Microsoft, in a joint effort with Canadian law enforcement agencies, has developed a system to help track down people who prey on children online, the company said Thursday.
The Child Exploitation Tracking System (CETS) was developed by Microsoft Canada and law enforcement agencies, including the Royal Canadian Mounted Police (RCMP) and the Toronto Police Service. The technology lets investigators spot trends and link pieces of information in, for example, child pornography cases, which often span borders and involve unknown perpetrators and victims. Also, CETS is accessible to multiple agencies and can be linked to systems used by law enforcement agencies in other countries.

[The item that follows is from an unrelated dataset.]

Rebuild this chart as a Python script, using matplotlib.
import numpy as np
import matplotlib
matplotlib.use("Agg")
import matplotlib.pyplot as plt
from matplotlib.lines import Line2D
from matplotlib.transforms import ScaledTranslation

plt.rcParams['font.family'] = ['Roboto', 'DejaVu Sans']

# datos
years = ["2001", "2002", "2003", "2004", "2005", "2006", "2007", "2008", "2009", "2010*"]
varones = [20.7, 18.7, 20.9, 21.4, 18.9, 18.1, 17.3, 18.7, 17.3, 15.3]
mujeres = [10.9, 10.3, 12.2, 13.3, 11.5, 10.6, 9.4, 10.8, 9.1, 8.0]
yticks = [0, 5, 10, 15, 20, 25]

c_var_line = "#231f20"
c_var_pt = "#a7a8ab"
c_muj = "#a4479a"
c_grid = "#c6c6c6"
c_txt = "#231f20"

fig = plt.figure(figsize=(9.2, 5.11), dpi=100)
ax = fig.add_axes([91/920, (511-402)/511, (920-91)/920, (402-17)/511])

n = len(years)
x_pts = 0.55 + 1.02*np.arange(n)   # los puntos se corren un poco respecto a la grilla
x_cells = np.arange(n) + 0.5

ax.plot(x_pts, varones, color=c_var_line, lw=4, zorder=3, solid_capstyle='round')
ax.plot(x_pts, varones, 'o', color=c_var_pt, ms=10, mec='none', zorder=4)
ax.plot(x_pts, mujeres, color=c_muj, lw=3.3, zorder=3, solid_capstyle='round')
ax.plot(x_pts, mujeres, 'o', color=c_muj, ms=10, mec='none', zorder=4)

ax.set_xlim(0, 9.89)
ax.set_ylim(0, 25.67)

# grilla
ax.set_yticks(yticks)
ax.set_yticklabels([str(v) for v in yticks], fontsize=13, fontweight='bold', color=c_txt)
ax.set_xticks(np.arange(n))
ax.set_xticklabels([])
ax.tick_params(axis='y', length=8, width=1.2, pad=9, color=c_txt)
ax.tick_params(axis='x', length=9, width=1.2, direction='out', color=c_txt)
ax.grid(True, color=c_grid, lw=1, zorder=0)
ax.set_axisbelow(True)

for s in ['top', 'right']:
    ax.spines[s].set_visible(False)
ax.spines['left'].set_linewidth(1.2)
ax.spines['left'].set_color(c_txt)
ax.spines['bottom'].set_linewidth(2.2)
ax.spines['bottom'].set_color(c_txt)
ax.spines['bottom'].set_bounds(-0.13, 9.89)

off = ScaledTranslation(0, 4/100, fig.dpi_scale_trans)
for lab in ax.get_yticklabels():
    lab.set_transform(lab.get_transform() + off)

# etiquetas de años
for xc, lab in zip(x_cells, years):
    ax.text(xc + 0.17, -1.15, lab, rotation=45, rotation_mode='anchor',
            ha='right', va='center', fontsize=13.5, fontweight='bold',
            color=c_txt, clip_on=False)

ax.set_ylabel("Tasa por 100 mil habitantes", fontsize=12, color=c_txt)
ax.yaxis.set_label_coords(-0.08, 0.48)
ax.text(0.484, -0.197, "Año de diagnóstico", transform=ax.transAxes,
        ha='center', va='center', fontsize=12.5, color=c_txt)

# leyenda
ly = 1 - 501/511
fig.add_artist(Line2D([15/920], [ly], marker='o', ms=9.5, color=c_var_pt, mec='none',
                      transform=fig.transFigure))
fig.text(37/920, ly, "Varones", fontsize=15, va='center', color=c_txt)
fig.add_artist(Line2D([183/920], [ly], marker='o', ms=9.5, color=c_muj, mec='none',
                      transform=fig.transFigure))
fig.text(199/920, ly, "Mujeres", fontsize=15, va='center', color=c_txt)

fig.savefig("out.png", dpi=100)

"It allows us to store massive amounts of information and share it. We're all working on one common database and it uses social networking analysis to identify nonobvious relationships," said Paul Gillespie, a Toronto Police detective sergeant. "Within law enforcement, just the fact that we will all be working off the same page is a bit of a cultural shift."
CETS is an information management tool that uses XML (Extensible Markup Language) Web services and other Microsoft technology, including SharePoint Portal Server and the SQL Server database to capture information related to child exploitation. It then allows investigators to search that information and share it. Police agencies can use CETS to cross reference large volumes of case information in new ways and uncover obscure relationships between different pieces of data. The technology's social-network analysis features can spot communities of sex offenders, Microsoft said in a statement.
Microsoft spent $2 million developing the program and at a news conference Thursday pledged another $2 million to help police agencies adopt and implement CETS. Any agency interested in obtaining the system at no cost can contact the software maker in Canada. "CETS is not something that we are going to be selling. We've offered to give this away to any law enforcement agency on a worldwide basis," said Microsoft Canada President David Hemler.
Details of how the system works are being kept secret, Hemler said. "We're intentionally coy about the technology that is used in this because we think it gives the good guys an advantage over the bad guys," he said. "Think of it as an assembly of commonly available Microsoft software, using techniques from Microsoft Research and best practices that the law enforcement community shared with us."
In Canada, the RCMP maintains a central CETS database that is used by more than 25 police forces across the country. Investigators can share information over a secure network and consolidate investigations that involve the same perpetrators or victims.
The program had backing at the highest levels within Microsoft. Chairman and Chief Software Architect Bill Gates instructed Microsoft Canada to work with law enforcement to develop CETS after he received an e-mail from Gillespie in January 2003. The Toronto Police detective sergeant told Gates that officers in his unit were falling behind sex offenders because they lacked the tools and training to properly investigate crimes on the Internet or penetrate shadowy communities of pedophiles.